Do this
Repeat the listing below word for word, stopping after the line that contains "function zip(a, b)".

Given data
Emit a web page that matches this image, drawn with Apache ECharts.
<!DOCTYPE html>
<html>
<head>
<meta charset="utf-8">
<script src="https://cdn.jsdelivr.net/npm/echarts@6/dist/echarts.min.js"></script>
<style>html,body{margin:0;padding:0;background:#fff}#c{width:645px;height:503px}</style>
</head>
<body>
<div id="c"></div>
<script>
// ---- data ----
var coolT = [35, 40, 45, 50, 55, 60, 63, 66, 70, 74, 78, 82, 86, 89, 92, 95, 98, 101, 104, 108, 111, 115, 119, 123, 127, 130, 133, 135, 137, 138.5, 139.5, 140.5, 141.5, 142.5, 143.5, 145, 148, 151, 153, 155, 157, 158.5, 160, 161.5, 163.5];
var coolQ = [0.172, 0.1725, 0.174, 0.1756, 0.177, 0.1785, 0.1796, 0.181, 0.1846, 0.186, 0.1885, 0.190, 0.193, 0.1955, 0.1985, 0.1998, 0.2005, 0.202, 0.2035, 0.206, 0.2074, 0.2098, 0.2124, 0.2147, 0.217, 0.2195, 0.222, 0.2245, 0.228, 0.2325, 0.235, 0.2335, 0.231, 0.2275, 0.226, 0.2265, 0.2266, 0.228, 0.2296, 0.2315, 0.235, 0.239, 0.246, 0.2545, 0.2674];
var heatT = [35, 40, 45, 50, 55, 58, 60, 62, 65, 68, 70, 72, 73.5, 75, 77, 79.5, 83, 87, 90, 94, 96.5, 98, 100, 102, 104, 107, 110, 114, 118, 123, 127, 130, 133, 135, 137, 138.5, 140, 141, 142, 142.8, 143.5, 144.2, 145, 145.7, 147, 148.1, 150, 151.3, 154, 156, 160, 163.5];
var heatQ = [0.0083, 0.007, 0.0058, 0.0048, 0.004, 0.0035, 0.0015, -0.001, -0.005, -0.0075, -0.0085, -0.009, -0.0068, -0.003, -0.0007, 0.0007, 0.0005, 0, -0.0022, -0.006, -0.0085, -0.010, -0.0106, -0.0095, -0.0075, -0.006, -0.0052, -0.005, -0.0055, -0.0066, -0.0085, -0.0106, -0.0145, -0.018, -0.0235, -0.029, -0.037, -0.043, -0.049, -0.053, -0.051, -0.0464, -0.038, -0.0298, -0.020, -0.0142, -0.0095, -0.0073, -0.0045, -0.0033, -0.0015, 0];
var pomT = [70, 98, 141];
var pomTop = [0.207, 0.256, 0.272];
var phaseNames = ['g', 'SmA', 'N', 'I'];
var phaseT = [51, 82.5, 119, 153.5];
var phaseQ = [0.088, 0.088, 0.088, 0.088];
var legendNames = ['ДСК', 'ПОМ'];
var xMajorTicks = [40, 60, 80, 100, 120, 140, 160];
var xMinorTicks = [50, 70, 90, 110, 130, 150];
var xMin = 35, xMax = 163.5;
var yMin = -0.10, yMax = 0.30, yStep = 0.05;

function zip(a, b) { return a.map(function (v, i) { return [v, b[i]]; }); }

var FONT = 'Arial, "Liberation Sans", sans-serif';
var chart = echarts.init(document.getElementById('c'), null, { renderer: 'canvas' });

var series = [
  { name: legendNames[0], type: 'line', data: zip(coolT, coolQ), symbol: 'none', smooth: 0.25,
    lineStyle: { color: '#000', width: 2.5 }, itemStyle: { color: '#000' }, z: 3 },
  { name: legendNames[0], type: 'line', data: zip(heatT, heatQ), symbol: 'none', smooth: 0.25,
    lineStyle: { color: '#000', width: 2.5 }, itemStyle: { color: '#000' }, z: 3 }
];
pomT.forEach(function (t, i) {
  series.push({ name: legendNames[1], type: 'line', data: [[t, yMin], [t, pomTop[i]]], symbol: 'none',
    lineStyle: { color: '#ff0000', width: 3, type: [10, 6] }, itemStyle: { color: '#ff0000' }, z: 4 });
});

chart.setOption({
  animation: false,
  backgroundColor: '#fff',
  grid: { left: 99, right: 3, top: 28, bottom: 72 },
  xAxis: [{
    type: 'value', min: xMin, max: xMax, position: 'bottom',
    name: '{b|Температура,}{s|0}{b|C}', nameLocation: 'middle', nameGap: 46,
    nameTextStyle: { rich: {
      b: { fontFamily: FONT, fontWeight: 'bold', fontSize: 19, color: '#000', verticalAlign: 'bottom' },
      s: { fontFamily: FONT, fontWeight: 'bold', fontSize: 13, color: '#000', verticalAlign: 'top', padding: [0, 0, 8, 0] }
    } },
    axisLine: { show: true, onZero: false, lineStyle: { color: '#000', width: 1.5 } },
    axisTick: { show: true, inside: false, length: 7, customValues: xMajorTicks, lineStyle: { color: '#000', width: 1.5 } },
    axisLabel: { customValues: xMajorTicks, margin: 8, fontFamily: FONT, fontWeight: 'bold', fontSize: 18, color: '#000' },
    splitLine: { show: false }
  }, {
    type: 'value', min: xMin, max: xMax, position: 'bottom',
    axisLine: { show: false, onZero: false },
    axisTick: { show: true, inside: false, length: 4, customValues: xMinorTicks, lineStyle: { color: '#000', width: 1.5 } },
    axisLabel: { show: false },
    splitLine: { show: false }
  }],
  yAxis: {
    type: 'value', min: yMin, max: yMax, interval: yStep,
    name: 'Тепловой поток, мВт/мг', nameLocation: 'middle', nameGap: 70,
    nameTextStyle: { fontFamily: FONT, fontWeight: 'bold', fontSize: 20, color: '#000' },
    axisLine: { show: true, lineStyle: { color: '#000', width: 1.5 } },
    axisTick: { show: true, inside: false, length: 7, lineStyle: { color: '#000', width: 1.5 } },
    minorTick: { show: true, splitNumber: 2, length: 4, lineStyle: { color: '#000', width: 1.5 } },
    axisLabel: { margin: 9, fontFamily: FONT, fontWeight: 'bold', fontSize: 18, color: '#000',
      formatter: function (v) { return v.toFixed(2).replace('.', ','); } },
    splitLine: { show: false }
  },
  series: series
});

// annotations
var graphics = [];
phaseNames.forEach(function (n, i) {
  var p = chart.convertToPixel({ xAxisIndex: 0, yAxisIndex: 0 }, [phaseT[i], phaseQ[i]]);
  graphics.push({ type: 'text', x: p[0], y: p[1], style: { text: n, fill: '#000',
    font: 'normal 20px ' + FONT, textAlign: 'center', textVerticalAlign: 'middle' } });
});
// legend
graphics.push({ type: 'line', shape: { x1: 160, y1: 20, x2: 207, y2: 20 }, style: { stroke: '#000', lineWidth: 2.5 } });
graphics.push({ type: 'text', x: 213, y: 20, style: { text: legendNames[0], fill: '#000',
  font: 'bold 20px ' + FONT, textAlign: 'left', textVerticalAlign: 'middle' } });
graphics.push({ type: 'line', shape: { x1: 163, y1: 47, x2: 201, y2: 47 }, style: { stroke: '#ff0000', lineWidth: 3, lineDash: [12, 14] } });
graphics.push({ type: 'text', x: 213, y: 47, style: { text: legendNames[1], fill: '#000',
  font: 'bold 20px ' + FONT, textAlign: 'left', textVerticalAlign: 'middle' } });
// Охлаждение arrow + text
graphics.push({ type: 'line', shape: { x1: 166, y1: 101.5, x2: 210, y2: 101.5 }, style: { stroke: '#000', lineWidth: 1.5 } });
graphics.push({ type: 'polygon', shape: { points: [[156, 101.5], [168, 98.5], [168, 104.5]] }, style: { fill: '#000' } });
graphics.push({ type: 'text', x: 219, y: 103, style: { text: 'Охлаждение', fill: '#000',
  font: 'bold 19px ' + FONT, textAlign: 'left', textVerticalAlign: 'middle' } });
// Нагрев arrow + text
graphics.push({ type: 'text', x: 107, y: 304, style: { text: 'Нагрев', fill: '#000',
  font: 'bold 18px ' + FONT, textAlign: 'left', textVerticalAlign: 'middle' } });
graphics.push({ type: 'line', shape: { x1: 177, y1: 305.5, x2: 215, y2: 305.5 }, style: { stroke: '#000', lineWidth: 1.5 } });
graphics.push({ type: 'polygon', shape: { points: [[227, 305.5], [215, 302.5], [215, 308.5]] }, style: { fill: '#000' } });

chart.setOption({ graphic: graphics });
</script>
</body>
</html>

Solved exercise
Emit a web page that matches this image, drawn with Apache ECharts.
<!DOCTYPE html>
<html>
<head>
<meta charset="utf-8">
<script src="https://cdn.jsdelivr.net/npm/echarts@6/dist/echarts.min.js"></script>
<style>html,body{margin:0;padding:0;background:#fff}#c{width:645px;height:503px}</style>
</head>
<body>
<div id="c"></div>
<script>
// ---- data ----
var coolT = [35, 40, 45, 50, 55, 60, 63, 66, 70, 74, 78, 82, 86, 89, 92, 95, 98, 101, 104, 108, 111, 115, 119, 123, 127, 130, 133, 135, 137, 138.5, 139.5, 140.5, 141.5, 142.5, 143.5, 145, 148, 151, 153, 155, 157, 158.5, 160, 161.5, 163.5];
var coolQ = [0.172, 0.1725, 0.174, 0.1756, 0.177, 0.1785, 0.1796, 0.181, 0.1846, 0.186, 0.1885, 0.190, 0.193, 0.1955, 0.1985, 0.1998, 0.2005, 0.202, 0.2035, 0.206, 0.2074, 0.2098, 0.2124, 0.2147, 0.217, 0.2195, 0.222, 0.2245, 0.228, 0.2325, 0.235, 0.2335, 0.231, 0.2275, 0.226, 0.2265, 0.2266, 0.228, 0.2296, 0.2315, 0.235, 0.239, 0.246, 0.2545, 0.2674];
var heatT = [35, 40, 45, 50, 55, 58, 60, 62, 65, 68, 70, 72, 73.5, 75, 77, 79.5, 83, 87, 90, 94, 96.5, 98, 100, 102, 104, 107, 110, 114, 118, 123, 127, 130, 133, 135, 137, 138.5, 140, 141, 142, 142.8, 143.5, 144.2, 145, 145.7, 147, 148.1, 150, 151.3, 154, 156, 160, 163.5];
var heatQ = [0.0083, 0.007, 0.0058, 0.0048, 0.004, 0.0035, 0.0015, -0.001, -0.005, -0.0075, -0.0085, -0.009, -0.0068, -0.003, -0.0007, 0.0007, 0.0005, 0, -0.0022, -0.006, -0.0085, -0.010, -0.0106, -0.0095, -0.0075, -0.006, -0.0052, -0.005, -0.0055, -0.0066, -0.0085, -0.0106, -0.0145, -0.018, -0.0235, -0.029, -0.037, -0.043, -0.049, -0.053, -0.051, -0.0464, -0.038, -0.0298, -0.020, -0.0142, -0.0095, -0.0073, -0.0045, -0.0033, -0.0015, 0];
var pomT = [70, 98, 141];
var pomTop = [0.207, 0.256, 0.272];
var phaseNames = ['g', 'SmA', 'N', 'I'];
var phaseT = [51, 82.5, 119, 153.5];
var phaseQ = [0.088, 0.088, 0.088, 0.088];
var legendNames = ['ДСК', 'ПОМ'];
var xMajorTicks = [40, 60, 80, 100, 120, 140, 160];
var xMinorTicks = [50, 70, 90, 110, 130, 150];
var xMin = 35, xMax = 163.5;
var yMin = -0.10, yMax = 0.30, yStep = 0.05;

function zip(a, b) { return a.map(function (v, i) { return [v, b[i]]; }); }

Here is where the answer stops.